How is this possible?

Our filters make things mean things.  So when a thing happens (or someone says something) it means one thing to me, another thing to you, and yet another thing to our friend.  All the meaning is happening inside each individual. 

That is why when you believe what you think is true you are more likely to argue with someone.  Because they have the same belief, that what they are thinking is true.  If what you each think is not the same, and you both believe your thoughts as truth, there isn’t much room for understanding.  So we spend lots of time arguing about our beliefs as if the meaning we each make is the actual meaning.  And, as we know, there is no actual meaning.


NO MORE DISTRESS!

So much distress and hours of unproductive conversations would be alleviated if we each understood that the meaning I make is important to me, and the meaning you make is important to you.  Acknowledge the difference and that we care, rather than try to convince the how wrong they are.

For example…

I like vanilla ice cream and you like chocolate.  If I insisted that you like vanilla and you insisted that I like chocolate we will be talking for a long time ~ with likely not much resolve.  I will still like vanilla, you will still like chocolate.

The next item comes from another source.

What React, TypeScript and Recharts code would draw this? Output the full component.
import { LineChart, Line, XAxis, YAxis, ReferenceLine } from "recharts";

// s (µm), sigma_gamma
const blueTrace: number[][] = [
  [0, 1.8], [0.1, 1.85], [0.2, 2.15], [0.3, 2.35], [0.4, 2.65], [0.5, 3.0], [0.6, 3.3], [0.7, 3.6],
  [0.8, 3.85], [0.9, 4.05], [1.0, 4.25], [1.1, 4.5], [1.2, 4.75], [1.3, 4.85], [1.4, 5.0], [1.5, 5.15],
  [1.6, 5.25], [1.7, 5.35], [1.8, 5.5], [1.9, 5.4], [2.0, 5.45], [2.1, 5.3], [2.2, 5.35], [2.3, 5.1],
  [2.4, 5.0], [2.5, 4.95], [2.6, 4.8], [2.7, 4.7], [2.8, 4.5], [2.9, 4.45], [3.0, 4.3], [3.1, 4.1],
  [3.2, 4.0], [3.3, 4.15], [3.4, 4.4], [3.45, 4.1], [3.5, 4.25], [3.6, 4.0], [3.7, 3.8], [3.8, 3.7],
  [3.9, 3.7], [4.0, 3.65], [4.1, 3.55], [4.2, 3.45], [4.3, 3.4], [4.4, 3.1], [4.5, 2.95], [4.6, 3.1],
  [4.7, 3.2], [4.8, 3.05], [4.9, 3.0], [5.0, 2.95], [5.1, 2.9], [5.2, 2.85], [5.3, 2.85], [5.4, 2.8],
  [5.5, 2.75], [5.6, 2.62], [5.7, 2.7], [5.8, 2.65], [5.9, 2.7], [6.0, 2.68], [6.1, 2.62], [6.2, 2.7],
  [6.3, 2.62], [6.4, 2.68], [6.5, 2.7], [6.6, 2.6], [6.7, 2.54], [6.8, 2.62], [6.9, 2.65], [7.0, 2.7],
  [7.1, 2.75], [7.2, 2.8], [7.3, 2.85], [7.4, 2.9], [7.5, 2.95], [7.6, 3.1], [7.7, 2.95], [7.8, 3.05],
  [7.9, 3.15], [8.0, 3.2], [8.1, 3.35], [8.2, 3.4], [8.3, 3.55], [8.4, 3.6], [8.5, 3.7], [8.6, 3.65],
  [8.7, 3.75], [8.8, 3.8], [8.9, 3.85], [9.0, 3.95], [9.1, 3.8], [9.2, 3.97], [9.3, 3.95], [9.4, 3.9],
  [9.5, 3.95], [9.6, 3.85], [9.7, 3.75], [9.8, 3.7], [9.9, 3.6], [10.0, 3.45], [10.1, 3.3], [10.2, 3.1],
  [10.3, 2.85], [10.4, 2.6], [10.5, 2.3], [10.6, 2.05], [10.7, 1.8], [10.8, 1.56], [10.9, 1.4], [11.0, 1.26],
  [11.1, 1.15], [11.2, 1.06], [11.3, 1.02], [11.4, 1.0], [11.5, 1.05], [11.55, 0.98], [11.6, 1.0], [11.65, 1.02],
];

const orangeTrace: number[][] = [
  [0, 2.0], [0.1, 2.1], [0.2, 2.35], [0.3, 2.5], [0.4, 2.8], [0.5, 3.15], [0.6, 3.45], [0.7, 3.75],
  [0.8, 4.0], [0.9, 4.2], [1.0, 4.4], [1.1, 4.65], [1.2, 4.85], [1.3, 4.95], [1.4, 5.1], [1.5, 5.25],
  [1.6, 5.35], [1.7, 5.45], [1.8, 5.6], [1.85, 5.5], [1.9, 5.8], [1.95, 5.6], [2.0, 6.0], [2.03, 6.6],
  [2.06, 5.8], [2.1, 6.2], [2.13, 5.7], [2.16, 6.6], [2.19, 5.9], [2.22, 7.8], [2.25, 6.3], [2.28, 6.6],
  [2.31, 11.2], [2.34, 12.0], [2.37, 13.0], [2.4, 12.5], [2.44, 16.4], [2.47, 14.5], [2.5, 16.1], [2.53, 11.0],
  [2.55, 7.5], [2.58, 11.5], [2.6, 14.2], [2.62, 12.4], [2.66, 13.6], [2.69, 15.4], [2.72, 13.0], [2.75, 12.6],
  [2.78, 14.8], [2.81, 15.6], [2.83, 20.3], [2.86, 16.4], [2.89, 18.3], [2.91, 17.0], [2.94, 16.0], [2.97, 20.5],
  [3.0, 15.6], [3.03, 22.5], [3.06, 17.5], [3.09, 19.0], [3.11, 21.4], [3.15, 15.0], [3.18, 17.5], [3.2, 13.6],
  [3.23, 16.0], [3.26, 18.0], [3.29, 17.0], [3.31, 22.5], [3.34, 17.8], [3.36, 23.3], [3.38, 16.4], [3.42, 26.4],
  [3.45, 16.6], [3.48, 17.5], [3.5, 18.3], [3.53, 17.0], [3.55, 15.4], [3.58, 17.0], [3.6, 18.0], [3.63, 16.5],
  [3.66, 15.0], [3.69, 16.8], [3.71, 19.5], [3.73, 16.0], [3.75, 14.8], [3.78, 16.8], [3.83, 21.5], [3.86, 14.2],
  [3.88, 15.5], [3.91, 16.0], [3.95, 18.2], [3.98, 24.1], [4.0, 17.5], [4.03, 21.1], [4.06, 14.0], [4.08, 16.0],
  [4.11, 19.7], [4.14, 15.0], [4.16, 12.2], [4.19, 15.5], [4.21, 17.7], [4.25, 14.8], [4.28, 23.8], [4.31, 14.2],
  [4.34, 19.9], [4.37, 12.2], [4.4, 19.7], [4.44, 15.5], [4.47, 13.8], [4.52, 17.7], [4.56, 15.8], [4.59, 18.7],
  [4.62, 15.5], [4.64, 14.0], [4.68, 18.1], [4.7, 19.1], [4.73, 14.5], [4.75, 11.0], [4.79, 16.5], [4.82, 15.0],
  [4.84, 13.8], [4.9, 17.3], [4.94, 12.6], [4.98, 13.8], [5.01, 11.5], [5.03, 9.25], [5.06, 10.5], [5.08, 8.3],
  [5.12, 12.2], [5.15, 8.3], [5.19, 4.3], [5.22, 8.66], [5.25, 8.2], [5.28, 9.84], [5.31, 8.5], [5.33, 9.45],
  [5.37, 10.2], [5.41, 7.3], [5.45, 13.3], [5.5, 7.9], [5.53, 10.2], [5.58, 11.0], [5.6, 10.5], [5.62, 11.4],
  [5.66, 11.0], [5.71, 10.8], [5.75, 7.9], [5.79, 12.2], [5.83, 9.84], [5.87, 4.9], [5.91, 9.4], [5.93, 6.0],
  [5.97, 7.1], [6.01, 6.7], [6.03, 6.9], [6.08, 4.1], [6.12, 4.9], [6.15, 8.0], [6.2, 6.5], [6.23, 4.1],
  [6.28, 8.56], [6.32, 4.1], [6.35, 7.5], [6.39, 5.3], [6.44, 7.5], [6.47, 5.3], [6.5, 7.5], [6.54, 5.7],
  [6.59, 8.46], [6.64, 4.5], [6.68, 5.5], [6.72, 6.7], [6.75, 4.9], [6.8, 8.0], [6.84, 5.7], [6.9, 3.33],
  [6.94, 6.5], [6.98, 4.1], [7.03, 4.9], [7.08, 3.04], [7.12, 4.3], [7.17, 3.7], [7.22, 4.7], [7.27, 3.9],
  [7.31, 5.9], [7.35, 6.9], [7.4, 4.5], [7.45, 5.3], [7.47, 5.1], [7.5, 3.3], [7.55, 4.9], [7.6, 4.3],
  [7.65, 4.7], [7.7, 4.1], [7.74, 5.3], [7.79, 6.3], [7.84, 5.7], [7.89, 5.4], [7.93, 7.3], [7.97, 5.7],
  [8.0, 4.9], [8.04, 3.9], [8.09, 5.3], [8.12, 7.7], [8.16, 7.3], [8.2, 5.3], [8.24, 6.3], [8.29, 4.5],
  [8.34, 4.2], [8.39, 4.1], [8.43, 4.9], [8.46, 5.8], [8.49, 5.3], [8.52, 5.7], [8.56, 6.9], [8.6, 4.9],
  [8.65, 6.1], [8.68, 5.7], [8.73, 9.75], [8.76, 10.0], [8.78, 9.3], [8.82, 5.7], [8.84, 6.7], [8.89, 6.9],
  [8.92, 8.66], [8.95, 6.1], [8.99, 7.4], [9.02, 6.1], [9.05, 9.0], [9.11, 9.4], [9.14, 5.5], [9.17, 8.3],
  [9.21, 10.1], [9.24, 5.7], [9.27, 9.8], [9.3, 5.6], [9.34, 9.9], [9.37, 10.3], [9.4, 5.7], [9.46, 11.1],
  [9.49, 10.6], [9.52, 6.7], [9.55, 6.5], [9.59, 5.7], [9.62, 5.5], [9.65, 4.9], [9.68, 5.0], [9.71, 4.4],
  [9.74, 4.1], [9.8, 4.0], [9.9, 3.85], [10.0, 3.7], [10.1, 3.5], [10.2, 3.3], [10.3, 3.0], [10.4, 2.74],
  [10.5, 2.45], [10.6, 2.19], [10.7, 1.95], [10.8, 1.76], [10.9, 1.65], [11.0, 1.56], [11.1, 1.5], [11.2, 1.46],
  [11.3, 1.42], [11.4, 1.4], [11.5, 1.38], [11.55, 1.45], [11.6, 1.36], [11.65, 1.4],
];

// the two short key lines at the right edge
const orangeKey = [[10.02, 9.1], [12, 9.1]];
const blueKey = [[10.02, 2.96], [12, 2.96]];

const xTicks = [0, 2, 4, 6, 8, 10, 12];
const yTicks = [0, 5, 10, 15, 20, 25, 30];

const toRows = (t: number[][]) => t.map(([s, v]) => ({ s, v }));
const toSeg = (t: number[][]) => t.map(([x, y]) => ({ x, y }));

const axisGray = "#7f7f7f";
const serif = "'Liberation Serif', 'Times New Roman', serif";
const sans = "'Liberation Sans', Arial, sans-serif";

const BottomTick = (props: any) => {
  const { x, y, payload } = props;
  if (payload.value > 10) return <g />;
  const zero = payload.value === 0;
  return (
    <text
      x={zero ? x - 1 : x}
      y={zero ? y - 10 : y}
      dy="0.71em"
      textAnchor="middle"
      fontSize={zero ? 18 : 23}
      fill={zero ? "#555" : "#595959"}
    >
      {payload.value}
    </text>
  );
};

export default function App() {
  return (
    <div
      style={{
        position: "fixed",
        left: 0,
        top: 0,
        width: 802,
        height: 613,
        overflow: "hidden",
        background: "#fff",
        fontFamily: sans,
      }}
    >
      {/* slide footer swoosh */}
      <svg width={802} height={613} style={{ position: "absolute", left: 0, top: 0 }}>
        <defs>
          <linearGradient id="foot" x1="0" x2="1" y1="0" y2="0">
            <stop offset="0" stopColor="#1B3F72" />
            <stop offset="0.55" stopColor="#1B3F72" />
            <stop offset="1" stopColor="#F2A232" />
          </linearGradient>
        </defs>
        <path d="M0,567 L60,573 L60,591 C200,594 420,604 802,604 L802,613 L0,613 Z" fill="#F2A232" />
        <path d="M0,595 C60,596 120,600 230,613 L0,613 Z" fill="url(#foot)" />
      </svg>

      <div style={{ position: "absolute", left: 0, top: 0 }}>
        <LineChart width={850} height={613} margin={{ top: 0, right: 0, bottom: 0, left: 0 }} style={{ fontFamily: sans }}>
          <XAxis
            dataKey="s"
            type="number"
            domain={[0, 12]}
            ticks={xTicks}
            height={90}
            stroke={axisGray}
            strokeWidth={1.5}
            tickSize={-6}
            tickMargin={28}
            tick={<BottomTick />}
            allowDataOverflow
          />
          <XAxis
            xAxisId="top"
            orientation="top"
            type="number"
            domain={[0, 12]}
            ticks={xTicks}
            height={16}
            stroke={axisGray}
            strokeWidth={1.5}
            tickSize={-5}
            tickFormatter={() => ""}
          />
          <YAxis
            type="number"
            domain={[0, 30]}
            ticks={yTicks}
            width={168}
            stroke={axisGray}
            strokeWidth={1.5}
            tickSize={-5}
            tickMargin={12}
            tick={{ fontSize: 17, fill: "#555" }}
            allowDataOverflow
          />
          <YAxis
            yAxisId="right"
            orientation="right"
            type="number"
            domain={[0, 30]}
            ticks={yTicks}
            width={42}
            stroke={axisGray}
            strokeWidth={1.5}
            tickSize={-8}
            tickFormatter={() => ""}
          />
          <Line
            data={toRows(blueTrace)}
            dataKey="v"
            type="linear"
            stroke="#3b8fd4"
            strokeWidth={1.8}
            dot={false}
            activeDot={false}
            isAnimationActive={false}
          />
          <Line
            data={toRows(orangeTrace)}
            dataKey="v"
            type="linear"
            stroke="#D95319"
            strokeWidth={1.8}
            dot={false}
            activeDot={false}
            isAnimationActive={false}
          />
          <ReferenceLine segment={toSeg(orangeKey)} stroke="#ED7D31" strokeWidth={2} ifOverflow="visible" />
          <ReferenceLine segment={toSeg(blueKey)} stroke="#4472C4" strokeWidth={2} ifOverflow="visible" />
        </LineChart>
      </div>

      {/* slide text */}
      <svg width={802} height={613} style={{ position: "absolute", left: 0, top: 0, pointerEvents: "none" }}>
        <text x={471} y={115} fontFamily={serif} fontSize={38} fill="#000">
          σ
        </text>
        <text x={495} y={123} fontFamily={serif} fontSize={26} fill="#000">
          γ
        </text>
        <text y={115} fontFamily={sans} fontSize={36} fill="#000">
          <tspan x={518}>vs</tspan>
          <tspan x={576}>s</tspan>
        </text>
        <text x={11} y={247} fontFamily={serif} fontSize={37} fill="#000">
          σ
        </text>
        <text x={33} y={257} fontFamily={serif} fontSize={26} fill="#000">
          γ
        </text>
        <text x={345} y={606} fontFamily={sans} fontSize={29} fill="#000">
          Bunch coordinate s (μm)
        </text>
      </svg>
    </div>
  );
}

Instead if we chose to celebrate each other’s choices, discussed the pleasure you experience eating chocolate and my joy in eating vanilla, and make arrangements for us each to have those experiences we would decrease our stress and increase joy!!

SAY THIS NOT THAT:

Next time someone tells you their opinion and shares it as the truth, repeat it back to them with the words, “I understand from what you are saying that you experience what happened as this….is that right?”  Once they have responded, you offer, “I have made a different conclusion from what has happened, are you interested in hearing my thoughts?”


They may or may not want to hear your thoughts.  Whether they invite a conversation or they do not, you have saved many hours of arguing whose interpretations of the facts are the ‘correct’ ones!